Received: 07 Apr 2026 | Revised: 05 Jun 2026 | Accepted: 22 Jun 2026 | Published: 30 Jun 2026

Abstract

With the continued growth of ecommerce platforms, a vast amount of transaction data is produced that relies on predictive analytics systems to be scalable, accurate and speedy. But the traditional Machine Learning models suffer a problem with Tuning hyperparameters, it requires high computation cost and is not very scalable in the cloud environment making it quite difficult when using it for real time production. It is observed that the current methods have unnecessarily been employed. As such, in this research, a new approach to boost the transaction and the customer satisfaction prediction using an artificial intelligence-based Cloud based Random Forest—Bat Algorithm (RF-BA) is proposed. In the end, the Bat Algorithm could effectively reduce the inaccuracy and computation and makes the task a very efficient hyperparameter optimization and feature selection procedure.

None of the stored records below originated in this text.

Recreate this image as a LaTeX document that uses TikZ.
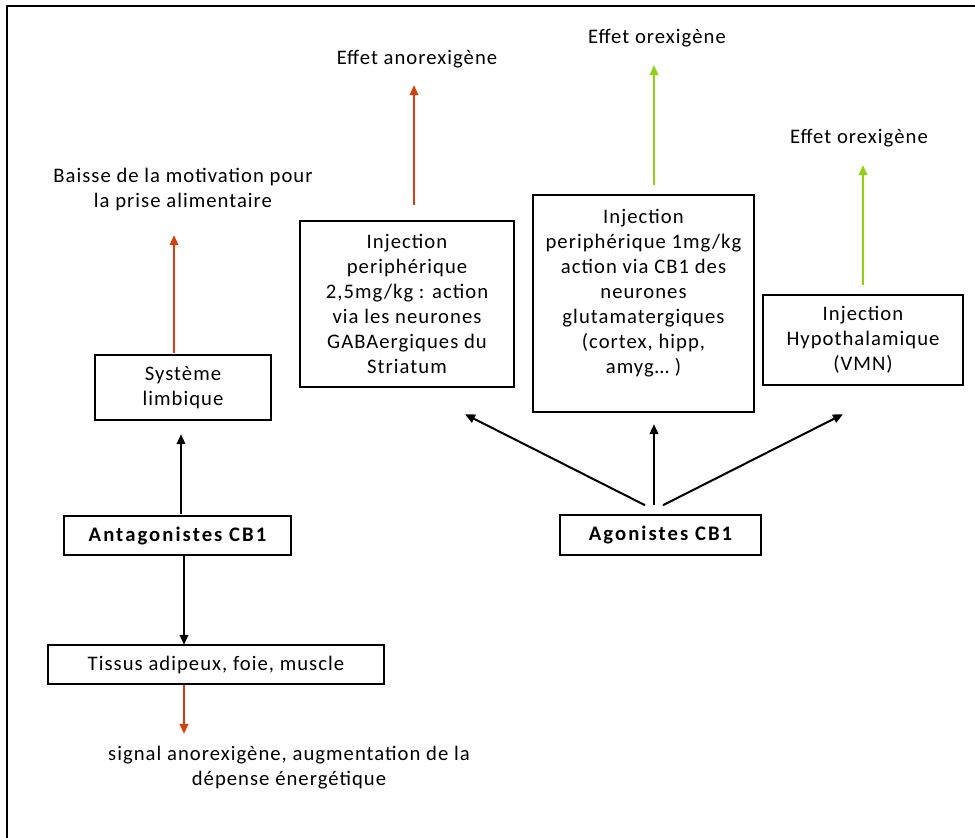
\documentclass[tikz,border=0pt]{standalone}
\usepackage{fontspec}
\setmainfont{Carlito}[LetterSpace=5, BoldFeatures={LetterSpace=10}]
\usetikzlibrary{arrows.meta}
\definecolor{rouge}{RGB}{212,64,14}
\definecolor{vert}{RGB}{146,208,20}

\begin{document}
\begin{tikzpicture}[x=0.75pt, y=-0.75pt,
        font=\fontsize{15.5}{18.75}\selectfont,
        boite/.style={draw, line width=1.2pt, align=center, inner sep=0pt},
        texte/.style={align=center, inner sep=0pt},
        fl/.style={-{Triangle[length=7.5pt, width=6.5pt]}, line width=1.5pt},
        flrouge/.style={fl, draw=rouge},
        flvert/.style={fl, draw=vert}]
                \useasboundingbox (0, 0) rectangle (975, 838);
                \draw[line width=1.5pt] (7, 838) -- (7, 6) -- (975, 6);

                % effets
                \node[texte] (anorex) at (417, 59) {Effet anorexigène};
                \node[texte] (orex1) at (657, 38) {Effet orexigène};
                \node[texte] (orex2) at (859, 138) {Effet orexigène};
                \node[texte] (baisse) at (183, 189.5) {Baisse de la motivation pour\\la prise alimentaire};
                \node[texte] (signal) at (289, 767.5) {signal anorexigène, augmentation de la\\dépense énergétique};

                % boites
                \node[boite, minimum width=132pt, minimum height=48.75pt] (limb) at (183, 387.5) {Système\\limbique};
                \node[boite, minimum width=160.5pt, minimum height=124.5pt] (inj25) at (407, 304) {Injection\\periphérique\\2,5mg/kg : action\\via les neurones\\GABAergiques du\\Striatum};
                \node[boite, minimum width=165.75pt, minimum height=162.75pt] (inj1) at (643.5, 303.5) {Injection\\periphérique 1mg/kg\\action via CB1 des\\neurones\\glutamatergiques\\(cortex, hipp,\\amyg… )\\\mbox{}};
                \node[boite, minimum width=150pt, minimum height=67.5pt] (hypo) at (863, 340) {Injection\\Hypothalamique\\(VMN)};
                \node[boite, minimum width=150.75pt, minimum height=30pt, font=\fontsize{15.5}{18.75}\selectfont\bfseries] (ago) at (660.5, 535) {Agonistes CB1};
                \node[boite, minimum width=170.25pt, minimum height=29.25pt, font=\fontsize{15.5}{18.75}\selectfont\bfseries] (anta) at (177.5, 535.5) {Antagonistes CB1};
                \node[boite, minimum width=252pt, minimum height=29.25pt] (tissus) at (216, 664.5) {Tissus adipeux, foie, muscle};

                % fleches
                \draw[flrouge] (inj25.north) ++(7, -15) -- ++(0, -120);
                \draw[flrouge] (limb.north) ++(-9, -1) -- ++(0, -118);
                \draw[flvert] (inj1.north) ++(10.5, -9) -- ++(0, -120);
                \draw[flvert] (hypo.north) ++(0, -9) -- ++(0, -120);

                \draw[fl] (ago.north) ++(-15.5, -9) -- ++(-180, -91);
                \draw[fl] (ago.north) ++(-6.5, -9) -- ++(0, -81);
                \draw[fl] (ago.north) ++(2.5, -9) -- ++(180, -91);

                \draw[fl] (anta.north) ++(3.5, -1) -- ++(0, -80);
                \draw[fl] (anta.south) ++(6.5, 0) -- ++(0, 89);
                \draw[flrouge] (tissus.south) ++(-32, 0) -- ++(0, 49);
            \end{tikzpicture}
\end{document}
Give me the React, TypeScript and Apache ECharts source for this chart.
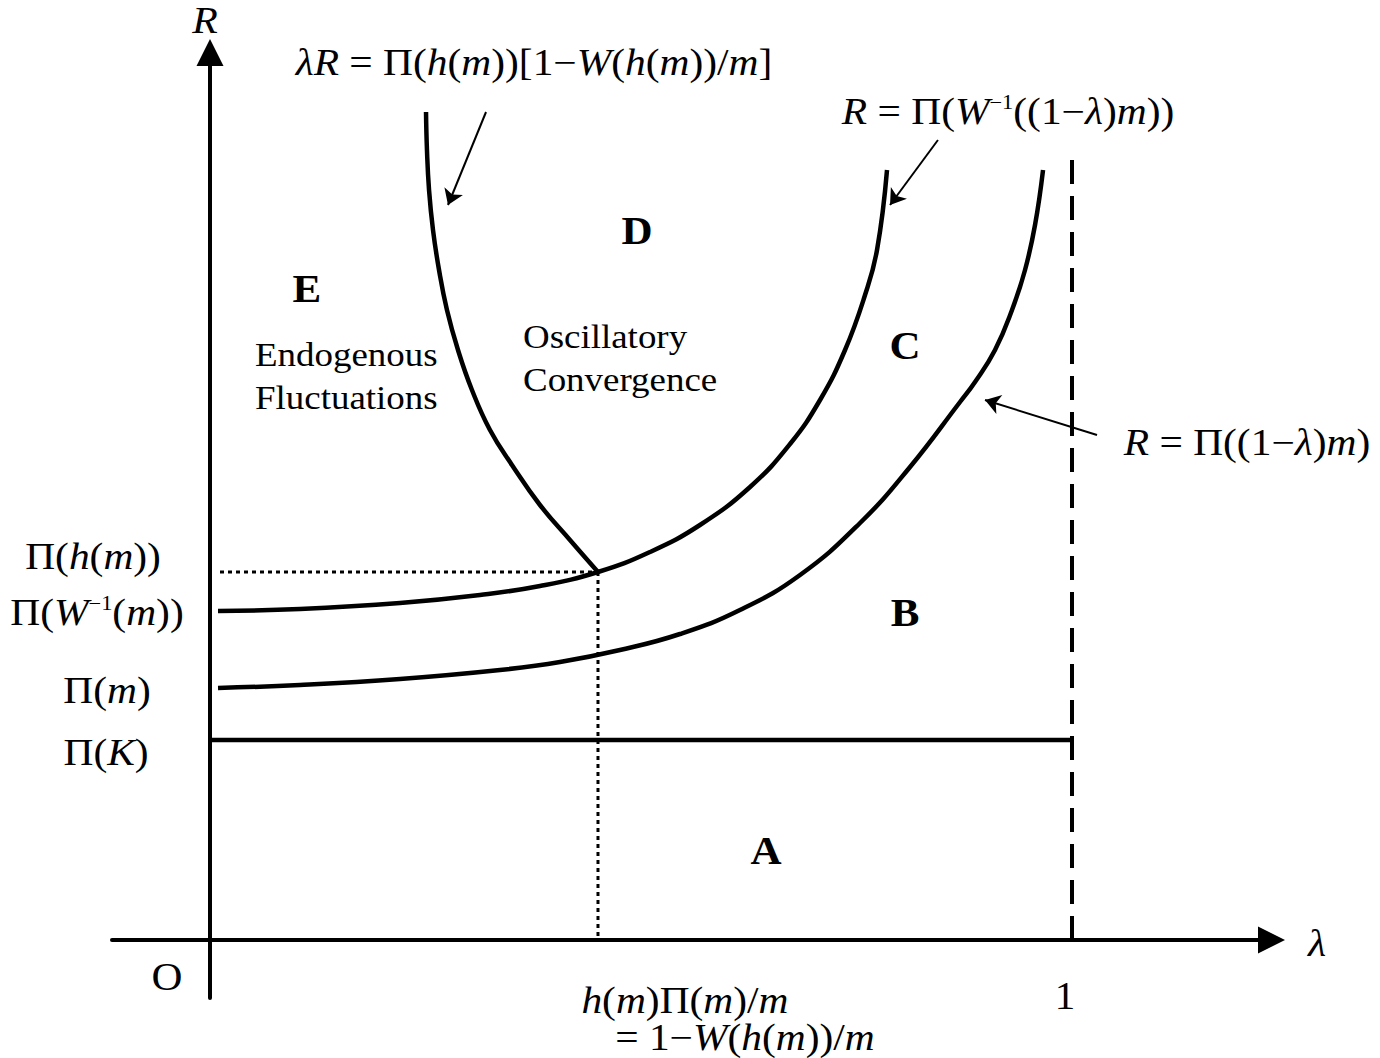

A real-life e-commerce Customer Behavior dataset from Kaggle is used in the experiments for test scalability and computation time for the e-commerce dataset in the cloud computing environment. RF-BA obtains the 0.91 for accuracy, 0.89 for precision, 0.90 for recall, 0.895 for F1-score and 0.92 for ROC-AUC which all beats normal RF (0.80 for accuracy and 0.74 for F1-score) and Grid search optimization on RF (0.839 for accuracy and 0.75 for F1-score) in the same experiment setup on the same dataset and same train/test set splitting. The analysis of scalability shows that there is a near-linear increment in processing time from 5 to 33 s for 10,000 to 100,000 transactions, whereas computation time is brought down to 35 s. Results like these demonstrate the framework’s ability to manage enormous scale real-time ecommerce analytics.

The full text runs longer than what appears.